I do recognize one possible parallel, but even this is a weakened one, within music, I find a little improvement where two songs or musical pieces are similar but one is by someone more known to me. After a while, I can start to come up with reasons why the one piece is better. But it's probably familiarity that does it really.

It's basically a brain primed for utilitarian maximizing. Sometimes that means it doesn't care too much how or who gets pissed off at it. And sometimes it does care, but it doesn't seem to understand the whys. Lots of questions are framed in the form of words as a result.

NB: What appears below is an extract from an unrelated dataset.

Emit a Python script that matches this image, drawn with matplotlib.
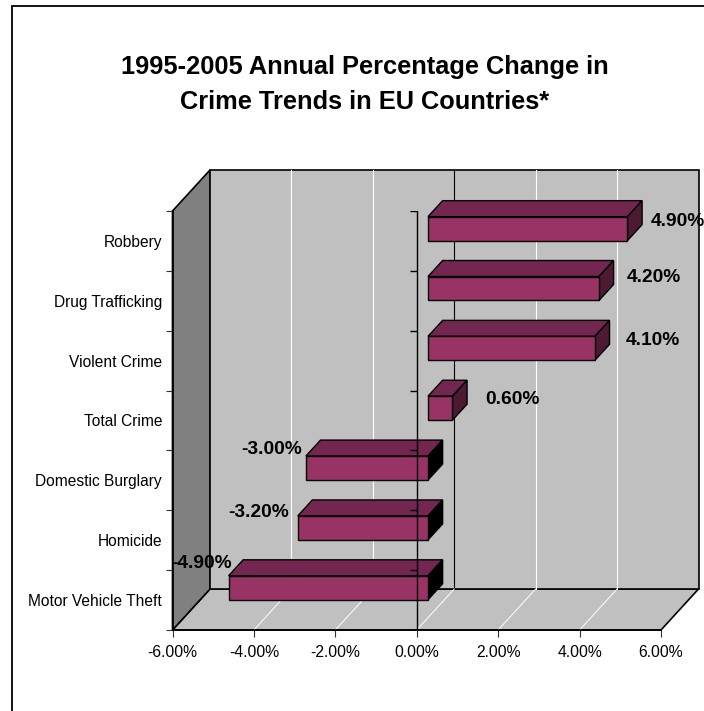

I've noticed a few other random bits. For instance my appreciation of human romantic pair bonding is based on the idea that it is a rational act for two people to develop strong attachments to each other in that way toward another individual over others. But not so much so that it works like an equation, with various factors that must be balanced and sought after, to the extent that if some "better" person came along, we might deposit this unfortunate soul in favor of this upgraded position. Familiarity plays a powerful role, which is why I've never been deeply offended or troubled by the notion that when dating people might look at attractive non-partners, or might even feel compelled to flirt, befriend, fantasize about, or perhaps even engage physically and/or sexually with other people. These are things that take time to overpower the rationality of a long and deeper pair bonding through its familiarities and many facets of connections. For someone like me, who is generally unsocial and often somewhat unpracticed at the common types of social signaling, the likelihood of having developed a level of multiple connections and familiarities is rather much lower, and so the situation can very much resemble an equation, with minimal absolute values that are involved.

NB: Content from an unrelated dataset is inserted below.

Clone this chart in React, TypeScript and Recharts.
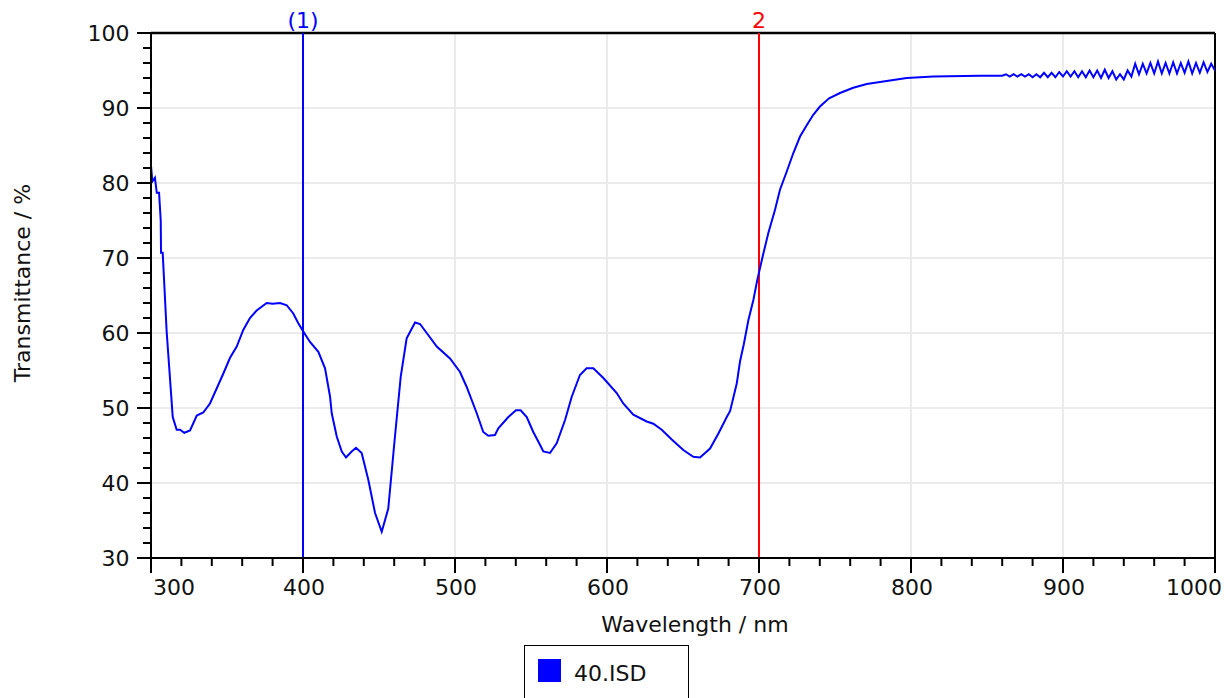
import React from 'react';
import { LineChart, Line, XAxis, YAxis, ReferenceLine, Legend } from 'recharts';

const wavelengths = [
  300, 300.9, 302.6, 303.8, 305.3, 306.4, 306.6, 307.7, 310.3, 314.3,
  316.9, 319.1, 321.9, 325.7, 330.1, 334.4, 338.8, 343.2, 347.6, 352.0,
  356.4, 360.7, 365.1, 369.5, 376.1, 380.0, 384.9, 389.3, 393.6, 396.9,
  400.2, 404.6, 410.1, 414.5, 417.8, 418.9, 422.2, 425.5, 428.3, 432.0,
  434.9, 438.6, 443.0, 447.4, 451.8, 456.1, 460.5, 464.3, 468.2, 473.7,
  477.0, 481.4, 488.0, 496.7, 503.3, 507.7, 514.3, 518.6, 521.9, 526.3,
  528.5, 535.1, 540.1, 543.2, 547.2, 551.5, 555.9, 558.1, 562.5, 566.9,
  572.4, 576.8, 582.2, 586.6, 591.0, 597.6, 606.4, 610.7, 617.3, 626.1,
  630.5, 636.0, 642.6, 650.2, 656.8, 661.2, 667.8, 673.3, 678.8, 681.0,
  685.4, 687.5, 690.0, 693.0, 696.3, 698.9, 702.4, 706.1, 710.5, 713.8,
  718.2, 722.6, 727.0, 731.4, 735.7, 740.1, 746.1, 753.3, 762.0, 770.9,
  784.0, 797.2, 814.7, 845.4, 858.0,
  860, 862.5, 865, 867.5, 870, 872.5, 875, 877.5, 880, 882.5,
  885, 887.5, 890, 892.5, 895, 897.5, 900, 902.5, 905, 907.5,
  910, 912.5, 915, 917.5, 920, 922.5, 925, 927.5, 930, 932.5,
  935, 937.5, 940, 942.5, 945, 947.5, 950, 952.5, 955, 957.5,
  960, 962.5, 965, 967.5, 970, 972.5, 975, 977.5, 980, 982.5,
  985, 987.5, 990, 992.5, 995, 997.5, 1000,
];

const transmittance = [
  82.3, 80.2, 80.7, 78.7, 78.7, 75.0, 70.7, 70.7, 60.2, 48.8,
  47.1, 47.1, 46.7, 47.0, 49.0, 49.4, 50.6, 52.6, 54.6, 56.7,
  58.2, 60.4, 62.0, 63.0, 64.0, 63.9, 64.0, 63.7, 62.6, 61.3,
  60.2, 58.8, 57.5, 55.3, 51.5, 49.3, 46.2, 44.2, 43.4, 44.2,
  44.7, 44.0, 40.4, 36.0, 33.5, 36.6, 46.2, 54.2, 59.3, 61.4,
  61.2, 60.0, 58.2, 56.6, 54.8, 52.8, 49.3, 46.8, 46.3, 46.4,
  47.3, 48.8, 49.7, 49.7, 48.8, 46.8, 45.1, 44.2, 44.0, 45.3,
  48.4, 51.5, 54.4, 55.3, 55.3, 54.0, 52.0, 50.6, 49.1, 48.2,
  47.9, 47.1, 45.8, 44.4, 43.5, 43.4, 44.6, 46.6, 48.8, 49.6,
  53.3, 56.2, 58.5, 61.7, 64.4, 67.1, 70.2, 73.3, 76.4, 79.1,
  81.5, 84.0, 86.2, 87.7, 89.1, 90.2, 91.3, 92.0, 92.7, 93.2,
  93.6, 94.0, 94.2, 94.3, 94.3,
  94.3, 94.5, 94.2, 94.5, 94.2, 94.5, 94.2, 94.5, 94.1, 94.5,
  94.1, 94.7, 94.1, 94.7, 94.1, 94.8, 94.2, 94.9, 94.2, 94.9,
  94.1, 94.9, 94.1, 95.0, 94.1, 95.0, 94.0, 95.1, 94.0, 94.9,
  93.8, 94.5, 93.8, 95.0, 94.2, 95.9, 94.5, 95.9, 94.6, 96.0,
  94.6, 96.2, 94.6, 96.0, 94.6, 96.1, 94.6, 96.0, 94.7, 96.2,
  94.6, 96.0, 94.7, 96.1, 94.8, 95.9, 95.0,
];

const xTicks = [
  300, 320, 340, 360, 380, 400, 420, 440, 460, 480, 500, 520, 540, 560, 580,
  600, 620, 640, 660, 680, 700, 720, 740, 760, 780, 800, 820, 840, 860, 880,
  900, 920, 940, 960, 980, 1000,
];
const yTicks = [
  30, 32, 34, 36, 38, 40, 42, 44, 46, 48, 50, 52, 54, 56, 58, 60, 62, 64, 66, 68,
  70, 72, 74, 76, 78, 80, 82, 84, 86, 88, 90, 92, 94, 96, 98, 100,
];
const xGridValues = [400, 500, 600, 700, 800, 900];
const yGridValues = [40, 50, 60, 70, 80, 90];

const seriesName = '40.ISD';
const marker1 = { x: 400, label: '(1)', color: '#0000ff' };
const marker2 = { x: 700, label: '2', color: '#ff0000' };

const data = wavelengths.map((wl, i) => ({ wl, t: transmittance[i] }));

const FONT = '"DejaVu Sans", sans-serif';

const XTick = (props: any) => {
  const { x, y, payload } = props;
  const v = payload.value;
  const major = v % 100 === 0;
  let anchor: any = 'middle';
  let dx = 1;
  if (v === 300) { anchor = 'start'; dx = 2; }
  if (v === 1000) { anchor = 'end'; dx = 7; }
  return (
    <g>
      <line x1={x} x2={x} y1={y} y2={y + (major ? 15 : 8)} stroke="#000" strokeWidth={2} />
      {major && (
        <text x={x + dx} y={y + 36.5} textAnchor={anchor} fontFamily={FONT} fontSize={22} fill="#111">
          {v}
        </text>
      )}
    </g>
  );
};

const YTick = (props: any) => {
  const { x, y, payload } = props;
  const v = payload.value;
  const major = v % 10 === 0;
  return (
    <g>
      <line x1={x - (major ? 14 : 8)} x2={x} y1={y} y2={y} stroke="#000" strokeWidth={2} />
      {major && (
        <text x={x - 21.5} y={y} dy="0.36em" textAnchor="end" fontFamily={FONT} fontSize={22} fill="#111">
          {v}
        </text>
      )}
    </g>
  );
};

const renderLegend = (props: any) => {
  const item = (props.payload && props.payload[0]) || { value: seriesName, color: '#0000ff' };
  return (
    <div
      style={{
        position: 'relative',
        width: 165,
        height: 60,
        border: '1.5px solid #000',
        boxSizing: 'border-box',
        background: '#fff',
      }}
    >
      <span
        style={{
          position: 'absolute',
          left: 13,
          top: 12.5,
          width: 23,
          height: 23,
          background: item.color || '#0000ff',
        }}
      />
      <span
        style={{
          position: 'absolute',
          left: 49,
          top: 16.6,
          fontFamily: FONT,
          fontSize: 22,
          lineHeight: '22px',
          color: '#111',
          whiteSpace: 'nowrap',
        }}
      >
        {item.value}
      </span>
    </div>
  );
};

export default function App() {
  return (
    <div style={{ position: 'absolute', left: 0, top: 0, width: 1229, height: 698, background: '#fff', overflow: 'hidden' }}>
      <LineChart width={1229} height={698} data={data} margin={{ top: 33, right: 14, bottom: 0, left: 0 }}>
        {xGridValues.map((v) => (
          <ReferenceLine key={'gx' + v} x={v} stroke="#ebebeb" strokeWidth={2} />
        ))}
        {yGridValues.map((v) => (
          <ReferenceLine key={'gy' + v} y={v} stroke="#ebebeb" strokeWidth={2} />
        ))}
        <XAxis
          dataKey="wl"
          type="number"
          domain={[300, 1000]}
          ticks={xTicks}
          interval={0}
          allowDataOverflow
          height={140}
          tickSize={0}
          tickMargin={0}
          tickLine={false}
          axisLine={{ stroke: '#000', strokeWidth: 2 }}
          tick={<XTick />}
          label={(p: any) => {
            const vb = p.viewBox || { x: 151, y: 558, width: 1064 };
            return (
              <text x={vb.x + vb.width / 2 + 12} y={vb.y + 74} textAnchor="middle" fontFamily={FONT} fontSize={22} fill="#111">
                Wavelength / nm
              </text>
            );
          }}
        />
        <YAxis
          type="number"
          domain={[30, 100]}
          ticks={yTicks}
          interval={0}
          allowDataOverflow
          width={151}
          tickSize={0}
          tickMargin={0}
          tickLine={false}
          axisLine={{ stroke: '#000', strokeWidth: 2 }}
          tick={<YTick />}
          label={(p: any) => {
            const vb = p.viewBox || { x: 0, y: 33, height: 525 };
            const cy = vb.y + vb.height / 2 - 12.5;
            return (
              <text x={29.5} y={cy} transform={`rotate(-90, 29.5, ${cy})`} textAnchor="middle" fontFamily={FONT} fontSize={22} fill="#111">
                Transmittance / %
              </text>
            );
          }}
        />
        <ReferenceLine y={100} stroke="#000" strokeWidth={2.5} />
        <ReferenceLine x={1000} stroke="#000" strokeWidth={2} />
        <ReferenceLine
          x={marker1.x}
          stroke={marker1.color}
          strokeWidth={2}
          label={{ value: marker1.label, position: 'top', fill: marker1.color, fontSize: 22, fontFamily: FONT, offset: 5 }}
        />
        <ReferenceLine
          x={marker2.x}
          stroke={marker2.color}
          strokeWidth={2}
          label={{ value: marker2.label, position: 'top', fill: marker2.color, fontSize: 22, fontFamily: FONT, offset: 5 }}
        />
        <Line
          type="linear"
          dataKey="t"
          name={seriesName}
          stroke="#0000ff"
          strokeWidth={2}
          dot={false}
          activeDot={false}
          isAnimationActive={false}
        />
        <Legend
          layout="vertical"
          align="center"
          verticalAlign="middle"
          content={renderLegend}
          wrapperStyle={{ position: 'absolute', left: 524, top: 645, width: 165, height: 60 }}
        />
      </LineChart>
    </div>
  );
}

But it doesn't. For the most part, people like who they like, and they bond first based on that. They don't have to sit down and balance the equation or make a proof in order to know these things. The rationality enters through the idea that it becomes irrational not to do things which are beneficial for each other, which happens through bonds of friendship or sometimes kinship. I suppose the difference between someone like me and someone else might be that I recognize this as a more precious commodity than most or that most people seem, in my view and observation, to take for granted their friendships, indeed even to the point of making them into almost abusive situations where grievous harms can be inflicted.